Johnson surged right out of the gate in his first full-time Cup season in 2002 – claiming the pole for the season-opening Daytona 500 and earning his first-career Cup Series win in just his 10th series start.
Johnson would go on to win two more races and finish fifth in the points standings. It was a sign of things to come.
Over the next 14 years, the powerhouse duo of Johnson and crew chief Chad Knaus proved to be a force to be reckoned with – winning five straight Cup Series titles from 2006 to 2010 and adding two more in 2013 and 2016.
The partnership was broken up in 2018, with Knaus now calling the shots for young Hendrick driver William Byron. Since the switch, Johnson has yet to get to Victory Lane again – ending the 2019 season in the midst of a 95-race winless streak.
Despite that, Johnson said his final season won’t be a “mail it in” season, and he won’t be hanging up his helmet for good.
“The outlook for next year is to absolutely win races and be in that championship four,” said Johnson. “That is absolutely the goal for next year.
“I still have that fire and I am coming back next year. Next year is a year we are going to win races and compete for a championship. I know I can give what I need to this team for another year. After that, I’m ready to have some time back on my side and just have a better balance in life.”
“This is not a retirement from driving race cars. This is just slowing down from 38 weekends a year, and you certainly know the stress, pressure and grind that it takes. Nineteen years in Cup and 2 years in the Xfinity Series, plus everything before that, it’s been a heck of a run and we’ll keep going.

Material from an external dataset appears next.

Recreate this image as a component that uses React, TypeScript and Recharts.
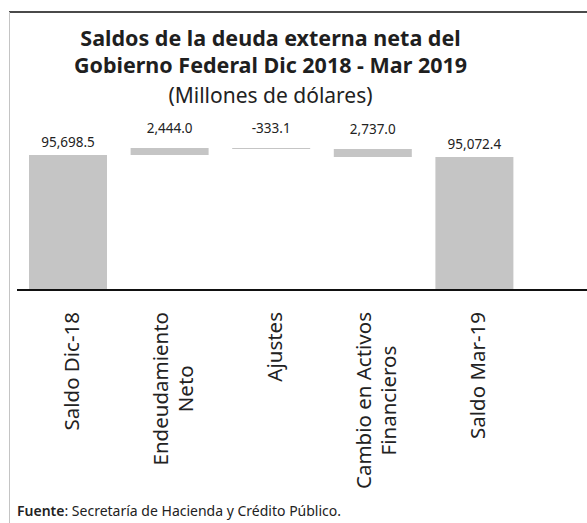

“Most importantly, I feel like I need to take a deep breath and just see what comes from there. Put my family first instead of racing first for once, and take it from there.”
Team owner Rick Hendrick summed up Johnson’s legacy as having “represented the sport as a true champion.”
“You never had to make an excuse for Jimmie Johnson. He was always on his mark. He never embarrassed anybody. He is a role model for kids, a role model for drivers and an athlete that I’ve never seen in any kind of sport,” said Hendrick. “When history looks back at him, they’ll say that this guy was an unbelievable athlete, father, charities. In every box that you check in life (like) what you do with kids, how you raise your family, and you’re a champion. And every sponsor that he’s had, they love him to death.
“I just think the stats speak for themselves. But, people are going to remember the man, Jimmie Johnson."